## START DATA EXTRACT

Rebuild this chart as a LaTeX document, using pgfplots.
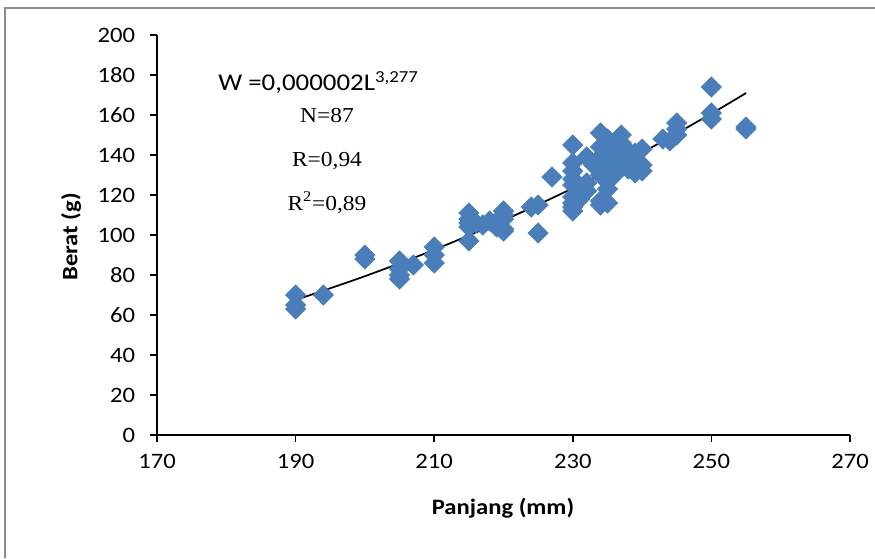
\documentclass[border=0pt]{standalone}
\usepackage{fontspec}
\setmainfont{Carlito}
\newfontfamily\tnr{Liberation Serif}
\usepackage{pgfplots}
\usepackage{graphicx}
\pgfplotsset{compat=1.18}
\definecolor{mblue}{RGB}{74,126,187}
\definecolor{framegray}{RGB}{140,140,140}
\newcommand{\wide}[1]{\scalebox{1.12}[1]{#1}}
\begin{document}
\begin{tikzpicture}[x=0.75pt,y=0.75pt]
\path[use as bounding box] (0,0) rectangle (875,558);
\draw[framegray, line width=1.1pt] (5,0) -- (5,550) -- (875,550);
\begin{axis}[
  at={(117.75pt,92.25pt)}, anchor=south west,
  scale only axis, width=519.75pt, height=300pt,
  xmin=170, xmax=270, ymin=0, ymax=200,
  xtick={170,190,210,230,250,270},
  ytick={0,20,...,200},
  axis lines*=left,
  axis line style={line width=1.2pt, black},
  tick style={line width=1.2pt, black},
  tick align=outside, major tick length=5.25pt,
  /pgf/number format/assume math mode=true,
  ticklabel style={font=\fontsize{16.5}{18}\selectfont, inner sep=0pt},
  xticklabel={\wide{\pgfmathprintnumber{\tick}}},
  yticklabel={\wide{\pgfmathprintnumber{\tick}}},
  xticklabel style={anchor=north, yshift=-9pt},
  yticklabel style={anchor=east, xshift=-11pt},
  clip=false,
]
\addplot[only marks, mark=square*, mark size=5.4pt,
  mark options={rotate=45, draw=mblue, fill=mblue}] coordinates {
(190,70) (190,65) (190,63) (194,70) (200,90) (200,88)
(205,87) (205,83) (205,80) (205,78) (207,85)
(210,94) (210,90) (210,86)
(215,111) (215,108) (215,106) (215,104) (215,97)
(216,106) (217,105) (218,107) (219,104)
(220,112) (220,110) (220,108) (220,103) (220,102)
(224,114) (225,115) (225,101) (227,129)
(230,145) (230,136) (230,132) (230,128) (230,125) (230,119) (230,116) (230,114) (230,112)
(231,124) (231,121) (231,118)
(232,139) (232,126) (232,122) (233,135)
(234,151) (234,144) (234,139) (234,130) (234,117) (234,115)
(235,148) (235,142) (235,136) (235,132) (235,127) (235,123) (235,116)
(236,145) (236,138) (236,134) (236,130)
(237,150) (237,146) (237,144) (237,140)
(238,142) (238,136) (238,133)
(239,141) (239,131)
(240,143) (240,132) (240,135)
(243,148) (244,147)
(245,156) (245,153) (245,150)
(250,174) (250,161) (250,158)
(255,154) (255,153)
};
\addplot[black, line width=1.3pt, smooth] coordinates {
(190,67.5) (200,79.4) (210,92.6) (220,107.3) (230,123.4) (240,141.2) (250,160.7) (255,171)
};
\end{axis}
\node[anchor=base west, inner sep=0pt, font=\fontsize{18}{21}\selectfont] at (218,467)
  {\scalebox{1.12}[1]{W =0,000002L\textsuperscript{3,277}}};
\node[anchor=base, inner sep=0pt, font=\tnr\fontsize{16}{19}\selectfont] at (327,435) {\scalebox{1.1}[1]{N=87}};
\node[anchor=base, inner sep=0pt, font=\tnr\fontsize{16}{19}\selectfont] at (327,391) {\scalebox{1.1}[1]{R=0,94}};
\node[anchor=base, inner sep=0pt, font=\tnr\fontsize{16}{19}\selectfont] at (327,348) {\scalebox{1.1}[1]{R\textsuperscript{2}=0,89}};
\node[inner sep=0pt, font=\fontsize{16.5}{19}\selectfont\bfseries] at (503,50) {\wide{Panjang (mm)}};
\node[inner sep=0pt, rotate=90, font=\fontsize{16.5}{19}\selectfont\bfseries] at (71,321) {\wide{Berat (g)}};
\end{tikzpicture}
\end{document}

## END DATA EXTRACT

_PROBLEM TO WORK ON:_ Leave out the pictures and retype every line above exactly.

_THE REPLY:_
Rebuild this chart as a LaTeX document, using pgfplots.
\documentclass[border=0pt]{standalone}
\usepackage{fontspec}
\setmainfont{Carlito}
\newfontfamily\tnr{Liberation Serif}
\usepackage{pgfplots}
\usepackage{graphicx}
\pgfplotsset{compat=1.18}
\definecolor{mblue}{RGB}{74,126,187}
\definecolor{framegray}{RGB}{140,140,140}
\newcommand{\wide}[1]{\scalebox{1.12}[1]{#1}}
\begin{document}
\begin{tikzpicture}[x=0.75pt,y=0.75pt]
\path[use as bounding box] (0,0) rectangle (875,558);
\draw[framegray, line width=1.1pt] (5,0) -- (5,550) -- (875,550);
\begin{axis}[
  at={(117.75pt,92.25pt)}, anchor=south west,
  scale only axis, width=519.75pt, height=300pt,
  xmin=170, xmax=270, ymin=0, ymax=200,
  xtick={170,190,210,230,250,270},
  ytick={0,20,...,200},
  axis lines*=left,
  axis line style={line width=1.2pt, black},
  tick style={line width=1.2pt, black},
  tick align=outside, major tick length=5.25pt,
  /pgf/number format/assume math mode=true,
  ticklabel style={font=\fontsize{16.5}{18}\selectfont, inner sep=0pt},
  xticklabel={\wide{\pgfmathprintnumber{\tick}}},
  yticklabel={\wide{\pgfmathprintnumber{\tick}}},
  xticklabel style={anchor=north, yshift=-9pt},
  yticklabel style={anchor=east, xshift=-11pt},
  clip=false,
]
\addplot[only marks, mark=square*, mark size=5.4pt,
  mark options={rotate=45, draw=mblue, fill=mblue}] coordinates {
(190,70) (190,65) (190,63) (194,70) (200,90) (200,88)
(205,87) (205,83) (205,80) (205,78) (207,85)
(210,94) (210,90) (210,86)
(215,111) (215,108) (215,106) (215,104) (215,97)
(216,106) (217,105) (218,107) (219,104)
(220,112) (220,110) (220,108) (220,103) (220,102)
(224,114) (225,115) (225,101) (227,129)
(230,145) (230,136) (230,132) (230,128) (230,125) (230,119) (230,116) (230,114) (230,112)
(231,124) (231,121) (231,118)
(232,139) (232,126) (232,122) (233,135)
(234,151) (234,144) (234,139) (234,130) (234,117) (234,115)
(235,148) (235,142) (235,136) (235,132) (235,127) (235,123) (235,116)
(236,145) (236,138) (236,134) (236,130)
(237,150) (237,146) (237,144) (237,140)
(238,142) (238,136) (238,133)
(239,141) (239,131)
(240,143) (240,132) (240,135)
(243,148) (244,147)
(245,156) (245,153) (245,150)
(250,174) (250,161) (250,158)
(255,154) (255,153)
};
\addplot[black, line width=1.3pt, smooth] coordinates {
(190,67.5) (200,79.4) (210,92.6) (220,107.3) (230,123.4) (240,141.2) (250,160.7) (255,171)
};
\end{axis}
\node[anchor=base west, inner sep=0pt, font=\fontsize{18}{21}\selectfont] at (218,467)
  {\scalebox{1.12}[1]{W =0,000002L\textsuperscript{3,277}}};
\node[anchor=base, inner sep=0pt, font=\tnr\fontsize{16}{19}\selectfont] at (327,435) {\scalebox{1.1}[1]{N=87}};
\node[anchor=base, inner sep=0pt, font=\tnr\fontsize{16}{19}\selectfont] at (327,391) {\scalebox{1.1}[1]{R=0,94}};
\node[anchor=base, inner sep=0pt, font=\tnr\fontsize{16}{19}\selectfont] at (327,348) {\scalebox{1.1}[1]{R\textsuperscript{2}=0,89}};
\node[inner sep=0pt, font=\fontsize{16.5}{19}\selectfont\bfseries] at (503,50) {\wide{Panjang (mm)}};
\node[inner sep=0pt, rotate=90, font=\fontsize{16.5}{19}\selectfont\bfseries] at (71,321) {\wide{Berat (g)}};
\end{tikzpicture}
\end{document}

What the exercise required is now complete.